Plotting code records:
========================================================================

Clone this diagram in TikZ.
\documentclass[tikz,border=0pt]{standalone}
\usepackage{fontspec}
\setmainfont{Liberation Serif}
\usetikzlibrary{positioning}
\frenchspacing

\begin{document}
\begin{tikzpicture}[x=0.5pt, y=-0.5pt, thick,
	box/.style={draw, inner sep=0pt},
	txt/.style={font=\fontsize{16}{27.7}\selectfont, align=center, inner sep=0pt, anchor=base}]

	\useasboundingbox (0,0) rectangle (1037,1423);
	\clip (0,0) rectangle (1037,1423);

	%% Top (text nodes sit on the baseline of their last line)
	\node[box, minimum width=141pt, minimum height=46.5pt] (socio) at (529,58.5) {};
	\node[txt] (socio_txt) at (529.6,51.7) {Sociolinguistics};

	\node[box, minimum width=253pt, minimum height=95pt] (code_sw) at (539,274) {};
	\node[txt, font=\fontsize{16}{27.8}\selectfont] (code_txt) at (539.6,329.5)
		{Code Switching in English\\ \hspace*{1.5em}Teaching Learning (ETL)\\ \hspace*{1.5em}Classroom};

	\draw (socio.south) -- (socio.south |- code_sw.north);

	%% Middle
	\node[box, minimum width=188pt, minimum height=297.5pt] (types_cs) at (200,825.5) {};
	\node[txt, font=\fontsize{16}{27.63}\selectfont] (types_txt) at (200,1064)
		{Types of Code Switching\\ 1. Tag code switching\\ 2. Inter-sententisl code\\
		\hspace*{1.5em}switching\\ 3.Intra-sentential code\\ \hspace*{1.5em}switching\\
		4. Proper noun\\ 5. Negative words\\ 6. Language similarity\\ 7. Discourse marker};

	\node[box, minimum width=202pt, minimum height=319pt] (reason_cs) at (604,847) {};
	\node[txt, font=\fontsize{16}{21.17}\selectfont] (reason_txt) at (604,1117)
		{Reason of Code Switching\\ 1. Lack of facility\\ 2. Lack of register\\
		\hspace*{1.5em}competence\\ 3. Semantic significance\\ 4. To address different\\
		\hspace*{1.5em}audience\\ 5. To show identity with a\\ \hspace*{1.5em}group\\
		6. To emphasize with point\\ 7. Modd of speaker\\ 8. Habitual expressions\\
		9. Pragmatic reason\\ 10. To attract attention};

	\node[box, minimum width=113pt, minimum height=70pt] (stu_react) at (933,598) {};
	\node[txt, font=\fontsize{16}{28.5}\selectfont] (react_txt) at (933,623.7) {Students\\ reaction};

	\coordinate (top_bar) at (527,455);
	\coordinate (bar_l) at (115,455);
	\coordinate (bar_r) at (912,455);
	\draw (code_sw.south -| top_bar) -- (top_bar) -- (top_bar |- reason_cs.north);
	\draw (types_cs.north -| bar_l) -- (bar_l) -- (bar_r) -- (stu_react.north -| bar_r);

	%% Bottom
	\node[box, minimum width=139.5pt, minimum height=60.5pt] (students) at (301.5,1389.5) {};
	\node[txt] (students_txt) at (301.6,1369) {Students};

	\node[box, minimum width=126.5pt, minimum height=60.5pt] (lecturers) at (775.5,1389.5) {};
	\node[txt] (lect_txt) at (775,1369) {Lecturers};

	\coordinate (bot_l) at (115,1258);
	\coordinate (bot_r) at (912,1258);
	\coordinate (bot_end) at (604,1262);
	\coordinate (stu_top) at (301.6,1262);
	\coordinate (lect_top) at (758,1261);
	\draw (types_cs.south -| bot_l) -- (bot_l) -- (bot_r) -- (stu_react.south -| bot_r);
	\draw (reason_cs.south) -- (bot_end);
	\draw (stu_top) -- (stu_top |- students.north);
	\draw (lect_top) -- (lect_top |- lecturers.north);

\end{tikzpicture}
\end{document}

========================================================================

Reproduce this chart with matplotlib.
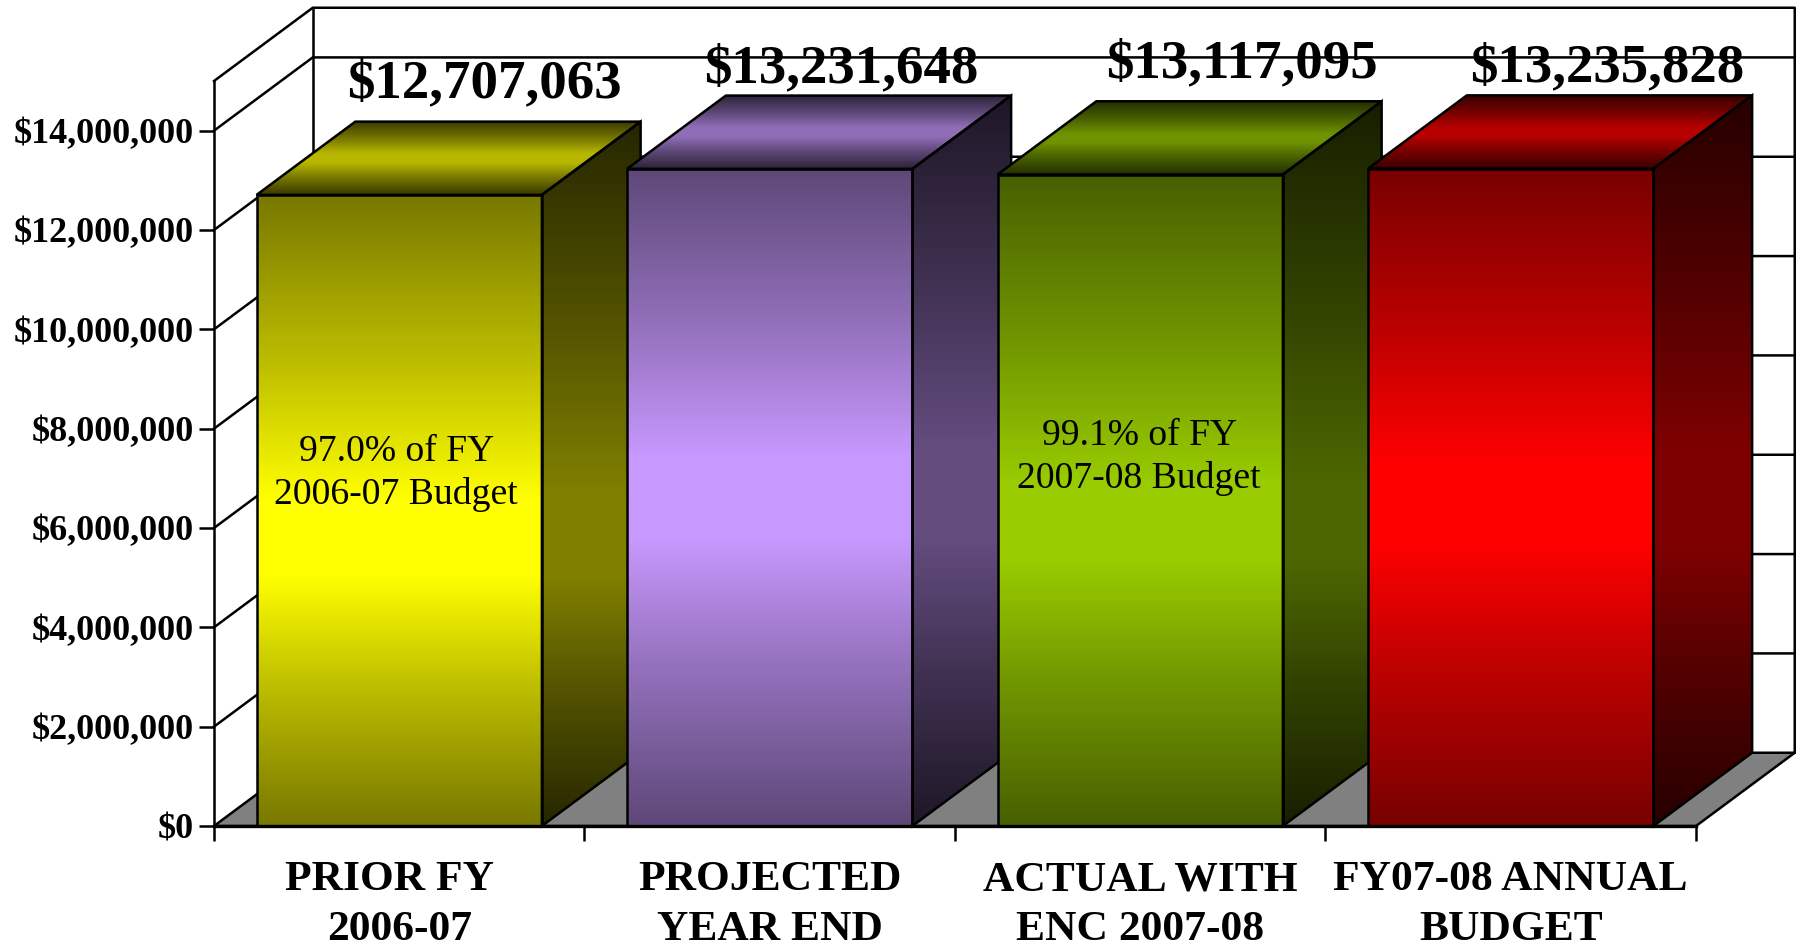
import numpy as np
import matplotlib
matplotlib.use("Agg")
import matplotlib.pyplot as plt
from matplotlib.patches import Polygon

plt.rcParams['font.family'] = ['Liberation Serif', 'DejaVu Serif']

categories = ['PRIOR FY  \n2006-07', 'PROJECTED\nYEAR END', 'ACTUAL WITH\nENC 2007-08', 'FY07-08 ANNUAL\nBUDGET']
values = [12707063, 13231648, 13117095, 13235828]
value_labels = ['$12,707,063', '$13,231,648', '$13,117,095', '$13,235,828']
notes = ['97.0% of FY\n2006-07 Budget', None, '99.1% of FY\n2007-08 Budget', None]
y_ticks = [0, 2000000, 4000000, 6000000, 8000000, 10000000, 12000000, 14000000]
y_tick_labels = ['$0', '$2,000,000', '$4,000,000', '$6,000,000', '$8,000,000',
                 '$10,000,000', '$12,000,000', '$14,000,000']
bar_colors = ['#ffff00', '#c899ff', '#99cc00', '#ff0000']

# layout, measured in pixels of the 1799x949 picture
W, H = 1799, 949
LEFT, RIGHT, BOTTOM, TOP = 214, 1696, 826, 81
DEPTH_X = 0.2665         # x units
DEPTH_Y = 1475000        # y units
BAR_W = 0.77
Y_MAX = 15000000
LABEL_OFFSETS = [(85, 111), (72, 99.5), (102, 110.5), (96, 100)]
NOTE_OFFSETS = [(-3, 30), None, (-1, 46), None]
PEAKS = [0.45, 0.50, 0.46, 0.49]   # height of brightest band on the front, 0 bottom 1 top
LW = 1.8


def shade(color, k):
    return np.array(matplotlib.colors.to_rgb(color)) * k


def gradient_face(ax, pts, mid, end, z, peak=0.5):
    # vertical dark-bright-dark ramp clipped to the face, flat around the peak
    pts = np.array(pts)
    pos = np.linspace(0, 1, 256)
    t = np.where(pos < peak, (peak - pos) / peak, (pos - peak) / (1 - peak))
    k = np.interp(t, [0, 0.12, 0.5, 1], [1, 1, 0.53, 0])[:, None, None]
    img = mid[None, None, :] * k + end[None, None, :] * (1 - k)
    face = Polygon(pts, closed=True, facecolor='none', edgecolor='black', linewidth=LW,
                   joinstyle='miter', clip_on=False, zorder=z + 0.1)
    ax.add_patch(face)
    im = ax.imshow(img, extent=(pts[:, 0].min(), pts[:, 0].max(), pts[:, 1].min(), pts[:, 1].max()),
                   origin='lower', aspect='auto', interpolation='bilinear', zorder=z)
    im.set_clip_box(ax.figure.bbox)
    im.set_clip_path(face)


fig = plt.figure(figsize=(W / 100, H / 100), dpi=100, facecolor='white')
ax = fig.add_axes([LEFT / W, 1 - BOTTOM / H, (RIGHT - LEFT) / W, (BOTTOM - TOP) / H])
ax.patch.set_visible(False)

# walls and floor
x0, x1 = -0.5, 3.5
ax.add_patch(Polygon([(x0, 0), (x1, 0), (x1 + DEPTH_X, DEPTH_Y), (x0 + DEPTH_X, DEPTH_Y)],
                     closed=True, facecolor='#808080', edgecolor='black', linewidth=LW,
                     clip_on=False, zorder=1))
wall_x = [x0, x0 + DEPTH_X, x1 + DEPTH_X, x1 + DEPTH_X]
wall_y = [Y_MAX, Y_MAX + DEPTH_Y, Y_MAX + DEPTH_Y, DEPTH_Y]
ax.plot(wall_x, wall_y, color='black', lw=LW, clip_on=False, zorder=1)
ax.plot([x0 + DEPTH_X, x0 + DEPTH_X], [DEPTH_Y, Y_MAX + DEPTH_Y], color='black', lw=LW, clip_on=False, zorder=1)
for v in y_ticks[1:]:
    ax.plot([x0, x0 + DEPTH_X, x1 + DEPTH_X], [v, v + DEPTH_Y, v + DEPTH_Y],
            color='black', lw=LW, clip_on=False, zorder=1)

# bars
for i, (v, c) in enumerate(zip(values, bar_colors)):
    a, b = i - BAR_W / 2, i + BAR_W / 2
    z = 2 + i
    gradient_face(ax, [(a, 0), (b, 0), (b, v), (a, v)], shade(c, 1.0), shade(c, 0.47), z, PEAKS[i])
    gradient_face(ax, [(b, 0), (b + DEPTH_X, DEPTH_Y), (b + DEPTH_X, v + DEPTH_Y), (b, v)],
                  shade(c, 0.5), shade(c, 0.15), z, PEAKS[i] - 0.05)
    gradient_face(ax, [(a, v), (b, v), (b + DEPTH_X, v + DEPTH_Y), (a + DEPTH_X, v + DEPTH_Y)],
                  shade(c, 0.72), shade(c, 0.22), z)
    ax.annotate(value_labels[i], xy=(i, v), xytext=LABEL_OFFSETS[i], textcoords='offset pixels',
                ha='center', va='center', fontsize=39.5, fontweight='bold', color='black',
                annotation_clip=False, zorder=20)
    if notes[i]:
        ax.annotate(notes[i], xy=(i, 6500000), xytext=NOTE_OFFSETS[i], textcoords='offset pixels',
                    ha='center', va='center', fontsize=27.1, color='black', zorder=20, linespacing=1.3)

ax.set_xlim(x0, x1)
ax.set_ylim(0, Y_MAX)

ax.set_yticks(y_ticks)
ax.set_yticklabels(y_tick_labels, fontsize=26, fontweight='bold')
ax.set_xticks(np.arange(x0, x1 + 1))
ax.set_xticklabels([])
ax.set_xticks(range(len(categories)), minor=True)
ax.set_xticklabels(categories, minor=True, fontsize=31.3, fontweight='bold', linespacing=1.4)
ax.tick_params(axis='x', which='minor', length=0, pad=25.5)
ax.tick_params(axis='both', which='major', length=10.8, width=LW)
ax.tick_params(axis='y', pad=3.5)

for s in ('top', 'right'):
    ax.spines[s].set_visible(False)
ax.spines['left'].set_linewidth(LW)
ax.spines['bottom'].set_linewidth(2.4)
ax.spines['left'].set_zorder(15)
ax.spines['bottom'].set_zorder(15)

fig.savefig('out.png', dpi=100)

========================================================================

* _Exercise task_: Exactly the lines starting at the line containing "Reproduce this chart with matplotlib." and ending at the line containing "return np.array(matplotlib.colors.to_rgb(color)) *" should be transcribed, both included; omit the pictures.

* _Response to the exercise_:
Reproduce this chart with matplotlib.
import numpy as np
import matplotlib
matplotlib.use("Agg")
import matplotlib.pyplot as plt
from matplotlib.patches import Polygon

plt.rcParams['font.family'] = ['Liberation Serif', 'DejaVu Serif']

categories = ['PRIOR FY  \n2006-07', 'PROJECTED\nYEAR END', 'ACTUAL WITH\nENC 2007-08', 'FY07-08 ANNUAL\nBUDGET']
values = [12707063, 13231648, 13117095, 13235828]
value_labels = ['$12,707,063', '$13,231,648', '$13,117,095', '$13,235,828']
notes = ['97.0% of FY\n2006-07 Budget', None, '99.1% of FY\n2007-08 Budget', None]
y_ticks = [0, 2000000, 4000000, 6000000, 8000000, 10000000, 12000000, 14000000]
y_tick_labels = ['$0', '$2,000,000', '$4,000,000', '$6,000,000', '$8,000,000',
                 '$10,000,000', '$12,000,000', '$14,000,000']
bar_colors = ['#ffff00', '#c899ff', '#99cc00', '#ff0000']

# layout, measured in pixels of the 1799x949 picture
W, H = 1799, 949
LEFT, RIGHT, BOTTOM, TOP = 214, 1696, 826, 81
DEPTH_X = 0.2665         # x units
DEPTH_Y = 1475000        # y units
BAR_W = 0.77
Y_MAX = 15000000
LABEL_OFFSETS = [(85, 111), (72, 99.5), (102, 110.5), (96, 100)]
NOTE_OFFSETS = [(-3, 30), None, (-1, 46), None]
PEAKS = [0.45, 0.50, 0.46, 0.49]   # height of brightest band on the front, 0 bottom 1 top
LW = 1.8


def shade(color, k):
    return np.array(matplotlib.colors.to_rgb(color)) * k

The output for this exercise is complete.